Yes! This was my concern when I read the article, that this was a sort of condensation rather than compression, with the inevitable side effect that only the principal points of the text are retained, with any subtlety and secondary meanings discarded as irrelevant. If that is the case, it could be fun to run poetry through it. Where by “fun” I mean painful.
Why waste time say lot word when few word do trick?
Not many word when few work.
Few word
Few
⠀
1
this sort of innovation is coming for everything. it’s scary to me because once you get going, the ‘enhance’ function is inevitable. and the resulting image will look so good, you will be forgiven for forgetting that it made it up and you aren’t actually seeing anything that the original camera saw. and that’s in photos, where we know how to think about it…but in text! can you imagine an ‘enhance’ function for text? to zoom in or out, elucidate or summarize a bit of prose? having played with chatgpt a bit, it no longer seems far out.
anyways, anecdote…i was, for no good reason, trying to compress a large collection of historical chess games. and i came up with the idea of enumerating the possible moves at each position, so instead of 16 pieces * 8*8 coordinates (1024 combinations per move, 10 bits), i could encode typically on the order of a dozen (3.5 bits). i forget the typical number of bytes per game, but i came up with what i thought was a very impressively terse representation. i was so pleased with myself i started wondering how close to the ideal representation i was. and i realized, what if i packaged it with a chess engine, and ordered the possible moves by probability assessed by the chess engine! and with chess engines these days being not that different from LLMs… and that’s about when i lost interest in the project :)

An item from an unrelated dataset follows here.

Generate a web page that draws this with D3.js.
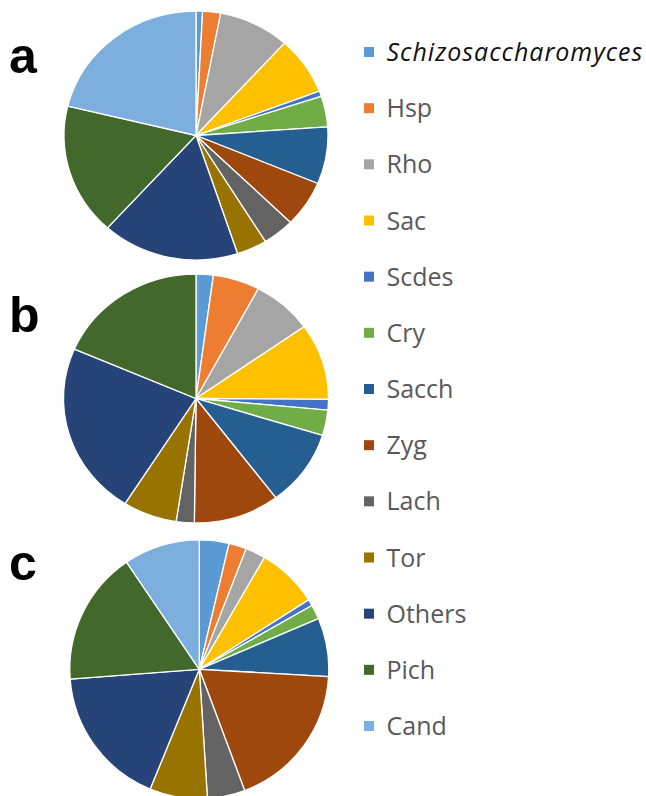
<!DOCTYPE html>
<html>
<head>
<meta charset="utf-8">
<script src="https://cdn.jsdelivr.net/npm/d3@7"></script>
<style>
  html, body { margin: 0; padding: 0; background: #fff; overflow: hidden; }
  svg { display: block; }
</style>
</head>
<body>
<svg id="chart" width="646" height="796"></svg>
<script>
const categories = ["Schizosaccharomyces", "Hsp", "Rho", "Sac", "Scdes", "Cry", "Sacch", "Zyg", "Lach", "Tor", "Others", "Pich", "Cand"];
const colors = ["#5B9BD5", "#ED7D31", "#A5A5A5", "#FFC000", "#4472C4", "#70AD47", "#255E91", "#9E480E", "#636363", "#997300", "#264478", "#43682B", "#7CAFDD"];
const valuesA = [0.8, 2.2, 8.7, 7.5, 0.7, 4.0, 7.4, 6.0, 3.9, 3.7, 16.8, 17.1, 21.2];
const valuesB = [2.1, 5.7, 7.4, 9.9, 1.4, 3.3, 9.9, 10.5, 2.2, 6.6, 22.5, 18.5, 0];
const valuesC = [3.7, 2.2, 2.5, 7.6, 0.8, 1.8, 7.3, 18.4, 4.7, 7.2, 17.6, 16.7, 9.5];
const panelLabels = ["a", "b", "c"];

const svg = d3.select("#chart");
const color = d3.scaleOrdinal().domain(categories).range(colors);

const panels = [
  {label: panelLabels[0], values: valuesA, cx: 196, cy: 135.5, rx: 132, ry: 124.5, lx: 9, ly: 73},
  {label: panelLabels[1], values: valuesB, cx: 196, cy: 398.5, rx: 132.5, ry: 124.5, lx: 9, ly: 332},
  {label: panelLabels[2], values: valuesC, cx: 199.3, cy: 669.3, rx: 129.5, ry: 129.5, lx: 9, ly: 580}
];

const pie = d3.pie().sort(null).value(d => d.v);

panels.forEach(p => {
  const data = categories.map((c, i) => ({cat: c, v: p.values[i]}));
  const arc = d3.arc().innerRadius(0).outerRadius(p.rx);
  const g = svg.append("g")
    .attr("transform", `translate(${p.cx},${p.cy}) scale(1,${p.ry / p.rx})`);
  g.selectAll("path")
    .data(pie(data).filter(d => d.data.v > 0))
    .join("path")
    .attr("d", arc)
    .attr("fill", d => color(d.data.cat))
    .attr("stroke", "#fff")
    .attr("stroke-width", 1.3)
    .attr("vector-effect", "non-scaling-stroke");
  svg.append("text")
    .attr("x", p.lx).attr("y", p.ly)
    .attr("font-family", "Liberation Sans, Arial, sans-serif")
    .attr("font-weight", "bold")
    .attr("font-size", 50)
    .attr("fill", "#000")
    .text(p.label);
});

const legendY = d3.scalePoint().domain(categories).range([52, 726]);
const legend = svg.append("g");
const items = legend.selectAll("g").data(categories).join("g")
  .attr("transform", d => `translate(364,${legendY(d)})`);
items.append("rect")
  .attr("x", 0).attr("y", -5).attr("width", 10).attr("height", 10)
  .attr("fill", d => color(d));
items.append("text")
  .attr("x", 22.5).attr("y", 0).attr("dy", "0.36em")
  .attr("font-family", "Open Sans, sans-serif")
  .attr("font-size", 25)
  .attr("letter-spacing", (d, i) => i === 0 ? 1 : 0)
  .attr("font-style", (d, i) => i === 0 ? "italic" : "normal")
  .attr("fill", (d, i) => i === 0 ? "#111" : "#595959")
  .text(d => d);
</script>
</body>
</html>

just like compressing text by encoding the autocomplete choice (left / middle / right, 1.5 bits) instead of the word.
Don’t forget photographs have *never* been a factual representation of reality. There has been artifice and manipulation at every stage for as long as it has existed as a technology.
I had a private joke with a colleague a couple of decades ago that is becoming possible far too quickly for my liking – a text engine that had two modes: “desemantication” which would distill a large block of text down to it’s core ideas, and “resemantication” that would do the reverse. We would be on the lookout for anything that was “resemanticated bullshit”… i.e. your general political speech or online diatribe that was clearly a tiny bit of garbage inflated into a full press release.
A famous author said he got paid by the word so why use meteoplos when you can just say city and get paid the same.
What part of an effective ‘markov chain’ being useful for text compression is at all surprising?